### EXERCISE GOAL
Retype exactly the lines from the first one through the line with "const boxTone = [0, 1, 0, 1, 0, 1, 0, 1];", including both ends; skip any pictures.

:::

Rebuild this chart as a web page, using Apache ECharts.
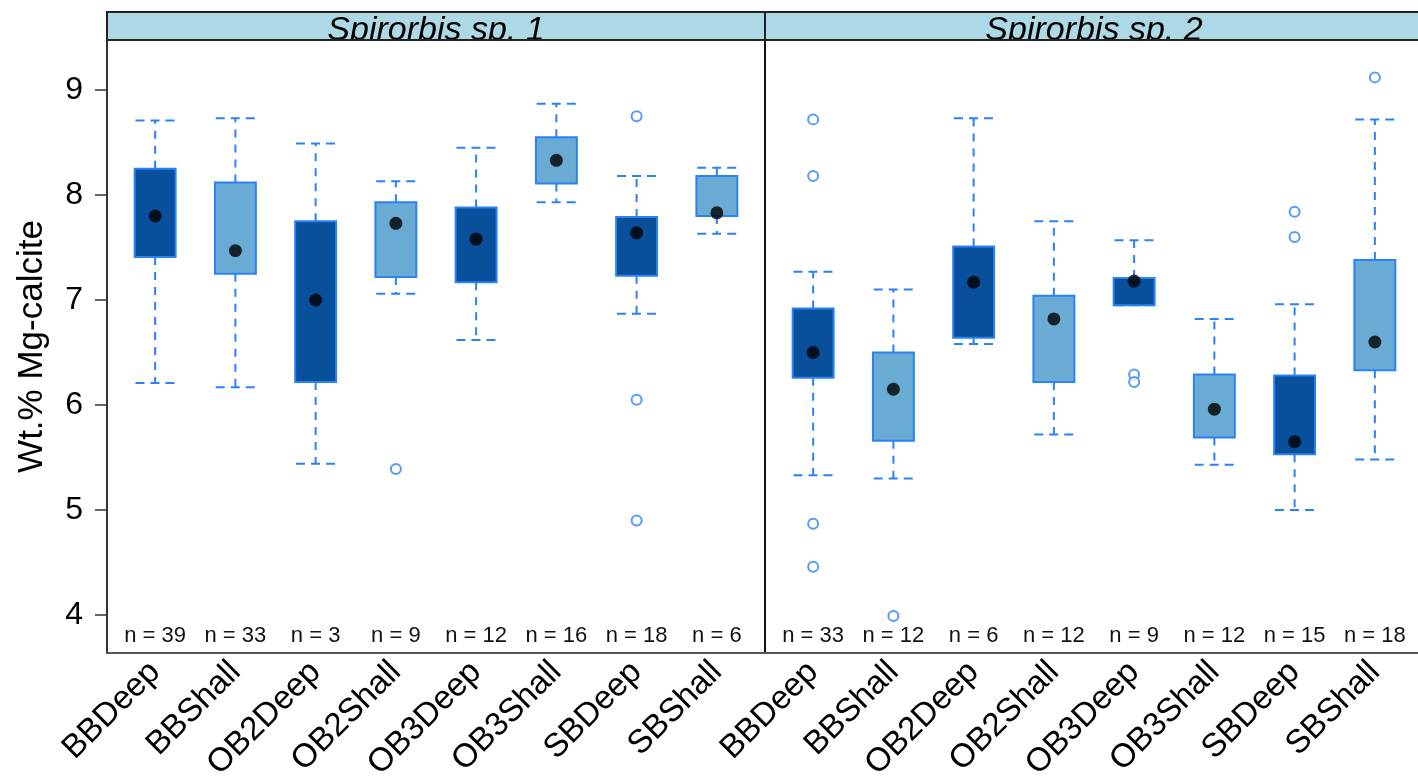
<!DOCTYPE html>
<html>
<head>
<meta charset="utf-8">
<script src="https://cdn.jsdelivr.net/npm/echarts@6/dist/echarts.min.js"></script>
<style>
html,body{margin:0;padding:0;background:#fff;}
#chart{width:1418px;height:780px;}
</style>
</head>
<body>
<div id="chart"></div>
<script>
// ---------- data ----------
const categories = ['BBDeep','BBShall','OB2Deep','OB2Shall','OB3Deep','OB3Shall','SBDeep','SBShall'];
const panelTitles = ['Spirorbis sp. 1', 'Spirorbis sp. 2'];
const yTicks = [4, 5, 6, 7, 8, 9];
const yTitle = 'Wt.% Mg-calcite';
// box tone per category: 0 = dark (Deep), 1 = light (Shall)
const boxTone = [0, 1, 0, 1, 0, 1, 0, 1];

// [lower whisker, Q1, median, Q3, upper whisker]
const sp1Stats = [
  [6.21, 7.41, 7.80, 8.25, 8.71],
  [6.17, 7.25, 7.47, 8.12, 8.73],
  [5.44, 6.22, 7.00, 7.75, 8.49],
  [7.06, 7.22, 7.73, 7.93, 8.13],
  [6.62, 7.17, 7.58, 7.88, 8.45],
  [7.93, 8.11, 8.33, 8.55, 8.87],
  [6.87, 7.23, 7.64, 7.79, 8.18],
  [7.63, 7.80, 7.83, 8.18, 8.26]
];
const sp2Stats = [
  [5.33, 6.26, 6.50, 6.92, 7.27],
  [5.30, 5.66, 6.15, 6.50, 7.10],
  [6.58, 6.64, 7.17, 7.51, 8.73],
  [5.72, 6.22, 6.82, 7.04, 7.75],
  [6.95, 6.95, 7.18, 7.21, 7.57],
  [5.43, 5.69, 5.96, 6.29, 6.82],
  [5.00, 5.53, 5.65, 6.28, 6.96],
  [5.48, 6.33, 6.60, 7.38, 8.72]
];
// outliers: [category index, value]
const sp1Outliers = [[3, 5.39], [6, 8.75], [6, 6.05], [6, 4.90]];
const sp2Outliers = [[0, 8.72], [0, 8.18], [0, 4.87], [0, 4.46], [1, 3.99],
                     [4, 6.29], [4, 6.22], [6, 7.84], [6, 7.60], [7, 9.12]];
// sample sizes
const sp1N = [39, 33, 3, 9, 12, 16, 18, 6];
const sp2N = [33, 12, 6, 12, 9, 12, 15, 18];
const nLabelLevel = 3.8;

// ---------- styling ----------
const DARK = '#08509b';
const LIGHT = '#6aabd3';
const EDGE = '#2a82f5';
const FONT = 'Liberation Sans, Arial, Helvetica, sans-serif';
const Y_MIN = 3.638, Y_MAX = 9.476;
const X_MIN = 0.4, X_MAX = 8.6;
const GRID_TOP = 40, GRID_H = 613, PANEL_W = 658;
const gridLefts = [107, 765];

const chart = echarts.init(document.getElementById('chart'));

function boxRender(params, api) {
  const x = api.value(0);
  const lo = api.value(1), q1 = api.value(2), q3 = api.value(4), hi = api.value(5);
  const tone = api.value(6);
  const boxW = api.size([0.51, 0])[0];
  const capW = api.size([0.49, 0])[0];
  const pLo = api.coord([x, lo]);
  const pQ1 = api.coord([x, q1]);
  const pQ3 = api.coord([x, q3]);
  const pHi = api.coord([x, hi]);
  const cx = pLo[0];
  const dash = {stroke: EDGE, lineWidth: 2, lineDash: [8, 7]};
  const capDash = {stroke: EDGE, lineWidth: 2, lineDash: [9, 6]};
  return {
    type: 'group',
    children: [
      {type: 'line', shape: {x1: cx, y1: pQ3[1], x2: cx, y2: pHi[1]}, style: dash},
      {type: 'line', shape: {x1: cx, y1: pQ1[1], x2: cx, y2: pLo[1]}, style: dash},
      {type: 'line', shape: {x1: cx - capW / 2, y1: pHi[1], x2: cx + capW / 2, y2: pHi[1]}, style: capDash},
      {type: 'line', shape: {x1: cx - capW / 2, y1: pLo[1], x2: cx + capW / 2, y2: pLo[1]}, style: capDash},
      {type: 'rect', shape: {x: cx - boxW / 2, y: pQ3[1], width: boxW, height: pQ1[1] - pQ3[1]},
        style: {fill: tone === 0 ? DARK : LIGHT, stroke: EDGE, lineWidth: 2}}
    ]
  };
}

function nRender(params, api) {
  const p = api.coord([api.value(0), api.value(1)]);
  return {
    type: 'text',
    x: p[0], y: p[1],
    style: {text: 'n = ' + api.value(2), fill: '#111', font: '22px ' + FONT,
            align: 'center', verticalAlign: 'middle'}
  };
}

const statsList = [sp1Stats, sp2Stats];
const outList = [sp1Outliers, sp2Outliers];
const nList = [sp1N, sp2N];

const grids = [], xAxes = [], yAxes = [], series = [];
for (let g = 0; g < 2; g++) {
  grids.push({left: gridLefts[g], top: GRID_TOP, width: PANEL_W, height: GRID_H,
              containLabel: false, outerBoundsMode: 'none'});
  xAxes.push({
    type: 'value', gridIndex: g, min: X_MIN, max: X_MAX,
    axisLine: {show: true, onZero: false, lineStyle: {color: '#555', width: 2}},
    axisTick: {show: false},
    splitLine: {show: false},
    axisLabel: {
      customValues: categories.map((c, i) => i + 1),
      formatter: v => categories[Math.round(v) - 1] || '',
      rotate: 45, fontSize: 33, color: '#000', fontFamily: FONT, margin: 14
    }
  });
  yAxes.push({
    type: 'value', gridIndex: g, min: Y_MIN, max: Y_MAX,
    name: g === 0 ? yTitle : '',
    nameLocation: 'middle', nameGap: 57,
    nameTextStyle: {fontSize: 35, color: '#000', fontFamily: FONT},
    axisLine: {show: true, lineStyle: {color: g === 0 ? '#333' : '#111', width: 2}},
    axisTick: {show: g === 0, customValues: yTicks, length: 12, lineStyle: {color: '#333', width: 1.5}},
    axisLabel: {show: g === 0, customValues: yTicks, fontSize: 32, color: '#000', fontFamily: FONT, margin: 24},
    splitLine: {show: false}
  });
  const stats = statsList[g];
  series.push({
    type: 'custom', xAxisIndex: g, yAxisIndex: g,
    renderItem: boxRender,
    encode: {x: 0, y: [1, 2, 3, 4, 5]},
    data: stats.map((s, i) => [i + 1, s[0], s[1], s[2], s[3], s[4], boxTone[i]]),
    z: 2, silent: true
  });
  series.push({
    type: 'scatter', xAxisIndex: g, yAxisIndex: g,
    data: stats.map((s, i) => [i + 1, s[2]]),
    symbol: 'circle', symbolSize: 13,
    itemStyle: {color: '#000'}, z: 4, silent: true
  });
  series.push({
    type: 'scatter', xAxisIndex: g, yAxisIndex: g,
    data: outList[g].map(o => [o[0] + 1, o[1]]),
    symbol: 'circle', symbolSize: 10,
    itemStyle: {color: '#fff', borderColor: EDGE, borderWidth: 2}, z: 4, silent: true
  });
  series.push({
    type: 'custom', xAxisIndex: g, yAxisIndex: g,
    renderItem: nRender,
    encode: {x: 0, y: 1},
    data: nList[g].map((n, i) => [i + 1, nLabelLevel, n]),
    z: 3, silent: true
  });
}

const graphics = [];
for (let g = 0; g < 2; g++) {
  const L = gridLefts[g];
  graphics.push({type: 'rect', z: 10, shape: {x: L, y: 12, width: PANEL_W, height: 28},
    style: {fill: '#add8e6', stroke: null}});
  graphics.push({type: 'text', z: 11, x: L + PANEL_W / 2, y: 31,
    style: {text: panelTitles[g], font: 'italic 34px ' + FONT, fill: '#000',
            align: 'center', verticalAlign: 'middle'}});
  graphics.push({type: 'rect', z: 12, shape: {x: L + 1.5, y: 41, width: PANEL_W - 3, height: 12},
    style: {fill: '#fff', stroke: null}});
  graphics.push({type: 'rect', z: 13, shape: {x: L, y: 12, width: PANEL_W, height: 28},
    style: {fill: null, stroke: '#222', lineWidth: 2}});
}

chart.setOption({
  animation: false,
  backgroundColor: '#fff',
  grid: grids,
  xAxis: xAxes,
  yAxis: yAxes,
  series: series,
  graphic: graphics
});
</script>
</body>
</html>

:::

### WRITTEN RESPONSE
Rebuild this chart as a web page, using Apache ECharts.
<!DOCTYPE html>
<html>
<head>
<meta charset="utf-8">
<script src="https://cdn.jsdelivr.net/npm/echarts@6/dist/echarts.min.js"></script>
<style>
html,body{margin:0;padding:0;background:#fff;}
#chart{width:1418px;height:780px;}
</style>
</head>
<body>
<div id="chart"></div>
<script>
// ---------- data ----------
const categories = ['BBDeep','BBShall','OB2Deep','OB2Shall','OB3Deep','OB3Shall','SBDeep','SBShall'];
const panelTitles = ['Spirorbis sp. 1', 'Spirorbis sp. 2'];
const yTicks = [4, 5, 6, 7, 8, 9];
const yTitle = 'Wt.% Mg-calcite';
// box tone per category: 0 = dark (Deep), 1 = light (Shall)
const boxTone = [0, 1, 0, 1, 0, 1, 0, 1];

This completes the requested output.